What about those voices (don't tell me you only have one!) in your head? Maybe check in and listen. Everyone has a team up in their head. I particularly like the term I've heard "itty bitty shitty committee"...it's funny and yet so true, those voices can be pretty distracting and disruptive. They often like to tell you stories that quite simply, aren't true. Liars and yet they can sound quite convincing at times.
Your inner dialogue is going to be projected everywhere. Think about that. You may think it's only in your head, but the way you think spills into everything you do. It's inevitable.
The things you say to yourself may have been useful once upon a time - ask yourself now. Are they still true?
What you focus on grows...
So how can you change that dialogue when it's not working for you?
Let's get to it...
Your challenge...
When your self-talk is not optimal, start with a pause, take a breath, and then consider the following:
Use positive and affirming language when talking to yourself.
Noticing that it's not positive?
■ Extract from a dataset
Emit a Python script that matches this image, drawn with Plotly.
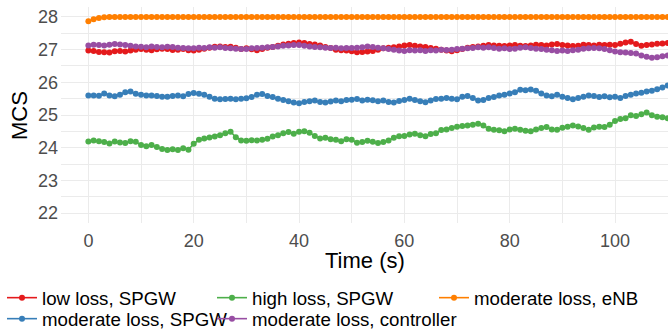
import plotly.graph_objects as go

time_s = list(range(0, 111))

low_loss_spgw = [
    26.97, 26.96, 26.93, 26.92, 26.91, 26.95, 26.96, 26.94, 26.97, 27.00,
    27.02, 27.00, 26.98, 27.01, 27.03, 27.02, 26.99, 27.00, 27.02, 26.98,
    26.97, 27.00, 27.03, 27.06, 27.09, 27.10, 27.08, 27.09, 27.06, 27.02,
    27.04, 27.01, 26.98, 27.02, 27.06, 27.08, 27.12, 27.16, 27.18, 27.20,
    27.22, 27.20, 27.17, 27.16, 27.13, 27.08, 27.05, 27.00, 26.98, 26.97,
    26.95, 26.92, 26.93, 26.94, 26.96, 27.00, 27.04, 27.06, 27.07, 27.10,
    27.13, 27.14, 27.12, 27.10, 27.08, 27.05, 27.03, 27.00, 26.97, 26.95,
    26.98, 27.02, 27.06, 27.08, 27.10, 27.12, 27.14, 27.13, 27.12, 27.11,
    27.13, 27.14, 27.12, 27.11, 27.13, 27.15, 27.14, 27.13, 27.16, 27.17,
    27.14, 27.13, 27.11, 27.12, 27.15, 27.14, 27.13, 27.15, 27.14, 27.15,
    27.14, 27.18, 27.22, 27.24, 27.17, 27.12, 27.14, 27.16, 27.18, 27.19,
    27.20,
]

high_loss_spgw = [
    24.19, 24.22, 24.20, 24.17, 24.13, 24.19, 24.16, 24.14, 24.20, 24.18,
    24.08, 24.04, 24.08, 24.02, 23.96, 23.93, 23.95, 23.93, 23.98, 23.94,
    24.12, 24.24, 24.28, 24.31, 24.34, 24.38, 24.44, 24.49, 24.32, 24.22,
    24.21, 24.23, 24.22, 24.24, 24.27, 24.34, 24.38, 24.44, 24.48, 24.43,
    24.49, 24.50, 24.46, 24.36, 24.28, 24.30, 24.26, 24.24, 24.20, 24.26,
    24.24, 24.15, 24.17, 24.21, 24.18, 24.14, 24.17, 24.22, 24.30, 24.35,
    24.36, 24.40, 24.43, 24.38, 24.35, 24.42, 24.44, 24.54, 24.56, 24.60,
    24.64, 24.66, 24.68, 24.70, 24.73, 24.68, 24.58, 24.55, 24.53, 24.50,
    24.56, 24.58, 24.55, 24.52, 24.50, 24.56, 24.60, 24.63, 24.56, 24.55,
    24.61, 24.64, 24.68, 24.65, 24.60, 24.55, 24.62, 24.64, 24.63, 24.70,
    24.82, 24.88, 24.90, 24.99, 24.97, 25.02, 25.08, 24.99, 24.95, 24.93,
    24.90,
]

moderate_loss_enb = [
    27.87, 27.93, 27.97, 27.99, 28.00, 28.00, 28.00, 28.00, 28.00, 28.00,
    28.00, 28.00, 28.00, 28.00, 28.00, 28.00, 28.00, 28.00, 28.00, 28.00,
    28.00, 28.00, 28.00, 28.00, 28.00, 28.00, 28.00, 28.00, 28.00, 28.00,
    28.00, 28.00, 28.00, 28.00, 28.00, 28.00, 28.00, 28.00, 28.00, 28.00,
    28.00, 28.00, 28.00, 28.00, 28.00, 28.00, 28.00, 28.00, 28.00, 28.00,
    28.00, 28.00, 28.00, 28.00, 28.00, 28.00, 28.00, 28.00, 28.00, 28.00,
    28.00, 28.00, 28.00, 28.00, 28.00, 28.00, 28.00, 28.00, 28.00, 28.00,
    28.00, 28.00, 28.00, 28.00, 28.00, 28.00, 28.00, 28.00, 28.00, 28.00,
    28.00, 28.00, 28.00, 28.00, 28.00, 28.00, 28.00, 28.00, 28.00, 28.00,
    28.00, 28.00, 28.00, 28.00, 28.00, 28.00, 28.00, 28.00, 28.00, 28.00,
    28.00, 28.00, 28.00, 28.00, 28.00, 28.00, 28.00, 28.00, 28.00, 28.00,
    28.00,
]

moderate_loss_spgw = [
    25.60, 25.60, 25.59, 25.66, 25.60, 25.57, 25.62, 25.70, 25.72, 25.65,
    25.62, 25.60, 25.60, 25.58, 25.56, 25.56, 25.58, 25.60, 25.57, 25.64,
    25.67, 25.65, 25.62, 25.56, 25.50, 25.48, 25.49, 25.50, 25.48, 25.50,
    25.51, 25.55, 25.62, 25.64, 25.58, 25.55, 25.50, 25.46, 25.42, 25.38,
    25.36, 25.40, 25.42, 25.44, 25.40, 25.38, 25.41, 25.44, 25.42, 25.46,
    25.47, 25.49, 25.44, 25.47, 25.45, 25.42, 25.44, 25.40, 25.38, 25.43,
    25.46, 25.50, 25.46, 25.42, 25.39, 25.44, 25.49, 25.50, 25.52, 25.50,
    25.48, 25.56, 25.58, 25.52, 25.44, 25.46, 25.52, 25.55, 25.60, 25.62,
    25.66, 25.70, 25.77, 25.76, 25.78, 25.74, 25.66, 25.60, 25.57, 25.62,
    25.56, 25.52, 25.48, 25.52, 25.56, 25.60, 25.58, 25.55, 25.57, 25.54,
    25.56, 25.52, 25.58, 25.62, 25.66, 25.68, 25.72, 25.74, 25.79, 25.84,
    25.90,
]

moderate_loss_controller = [
    27.13, 27.15, 27.14, 27.13, 27.15, 27.17, 27.16, 27.14, 27.12, 27.10,
    27.09, 27.07, 27.10, 27.08, 27.07, 27.09, 27.08, 27.06, 27.05, 27.04,
    27.04, 27.06, 27.05, 27.07, 27.06, 27.07, 27.05, 27.04, 27.03, 27.02,
    27.02, 27.04, 27.05, 27.06, 27.07, 27.08, 27.10, 27.12, 27.13, 27.14,
    27.14, 27.12, 27.10, 27.08, 27.07, 27.06, 27.05, 27.06, 27.04, 27.05,
    27.05, 27.06, 27.07, 27.10, 27.08, 27.06, 27.04, 27.02, 27.00, 26.97,
    26.96, 26.98, 26.97, 26.98, 26.96, 26.98, 26.97, 27.00, 26.99, 27.00,
    27.02, 27.03, 27.04, 27.05, 27.07, 27.06, 27.07, 27.05, 27.03, 27.04,
    27.02, 27.03, 27.06, 27.07, 27.05, 27.03, 27.02, 27.00, 26.98, 26.96,
    26.97, 26.96, 26.98, 27.00, 27.03, 27.04, 27.05, 27.04, 27.02, 26.98,
    26.94, 26.92, 26.91, 26.90, 26.88, 26.82, 26.78, 26.75, 26.77, 26.80,
    26.82,
]

x_ticks = [0, 20, 40, 60, 80, 100]
y_ticks = [22, 23, 24, 25, 26, 27, 28]

series = [
    ("low loss, SPGW", low_loss_spgw, "#E41A1C", "legend"),
    ("moderate loss, SPGW", moderate_loss_spgw, "#377EB8", "legend4"),
    ("high loss, SPGW", high_loss_spgw, "#4DAF4A", "legend2"),
    ("moderate loss, controller", moderate_loss_controller, "#984EA3", "legend5"),
    ("moderate loss, eNB", moderate_loss_enb, "#FF7F00", "legend3"),
]

FONT = "Liberation Sans, Arial, sans-serif"

fig = go.Figure()
for name, vals, col, lg in series:
    fig.add_trace(go.Scatter(
        x=time_s, y=vals, name=name, mode="lines+markers",
        line=dict(color=col, width=1.6),
        marker=dict(color=col, size=6),
        legend=lg, cliponaxis=True,
    ))

W, H = 668, 329
L, R, T, B = 61, 0, 7, 106
pw = W - L - R
ph = H - T - B

def px_x(px):
    return (px - L) / pw

def px_y(py):
    return (H - B - py) / ph

leg_font = dict(family=FONT, size=18.7, color="#000000")

def leg(xpx, ypx):
    return dict(x=px_x(xpx), y=px_y(ypx), xanchor="left", yanchor="middle",
                orientation="h", font=leg_font, bgcolor="rgba(0,0,0,0)",
                borderwidth=0)

fig.update_layout(
    width=W, height=H,
    margin=dict(l=L, r=R, t=T, b=B, autoexpand=False),
    paper_bgcolor="white", plot_bgcolor="white",
    font=dict(family=FONT),
    showlegend=True,
    legend=leg(2, 298),
    legend2=leg(212, 298),
    legend3=leg(434, 298),
    legend4=leg(2, 319),
    legend5=leg(212, 319),
    xaxis=dict(
        range=[-5.2, 110.06], tickmode="array", tickvals=x_ticks,
        ticktext=[str(v) for v in x_ticks],
        showgrid=True, gridcolor="#EBEBEB", gridwidth=1.1,
        minor=dict(dtick=10, tick0=0, showgrid=True, gridcolor="#EBEBEB", gridwidth=0.8),
        zeroline=False, showline=False, ticks="", ticklen=0, automargin=False,
        tickfont=dict(family=FONT, size=18, color="#4D4D4D"),
        ticklabelstandoff=5,
    ),
    yaxis=dict(
        range=[21.695, 28.305], tickmode="array", tickvals=y_ticks,
        ticktext=[str(v) for v in y_ticks],
        showgrid=True, gridcolor="#EBEBEB", gridwidth=1.1,
        minor=dict(dtick=0.5, tick0=0, showgrid=True, gridcolor="#EBEBEB", gridwidth=0.8),
        zeroline=False, showline=False, ticks="", ticklen=0, automargin=False,
        tickfont=dict(family=FONT, size=18, color="#4D4D4D"),
        ticklabelstandoff=2,
    ),
    annotations=[
        dict(text="MCS", x=px_x(19), y=px_y(116), xref="paper", yref="paper",
             textangle=-90, showarrow=False, xanchor="center", yanchor="middle",
             font=dict(family=FONT, size=22, color="#000000")),
        dict(text="Time (s)", x=0.5, y=px_y(260), xref="paper", yref="paper",
             showarrow=False, xanchor="center", yanchor="middle",
             font=dict(family=FONT, size=22, color="#000000")),
    ],
)

fig.write_html("out.html", config={"displayModeBar": False},
               post_script="document.body.style.margin='0';")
That's the first step. Notice.
Reframe negative thoughts into positive ones.
This doesn't mean everything is puppies and sunshine, it means checking in with your default and being curious about it.
Acknowledge and accept your emotions, rather than criticizing yourself for having them.
You are human after all. All humans are emotional beings. Some just hide it better than others.
Challenge negative self-talk by asking for proof.
When it comes up, ask yourself: Is this really true?
Surround yourself with reminders of your strengths and successes.
Maybe have a screen saver on your phone that reminds you of your strengths.
Self-love starts with how you speak to yourself. As you practice more positive self-talk, your outside world will follow suit. You will start to notice a change in how you feel about yourself and your confidence will grow.
Like starting any new practice - it's going to take time, baby steps.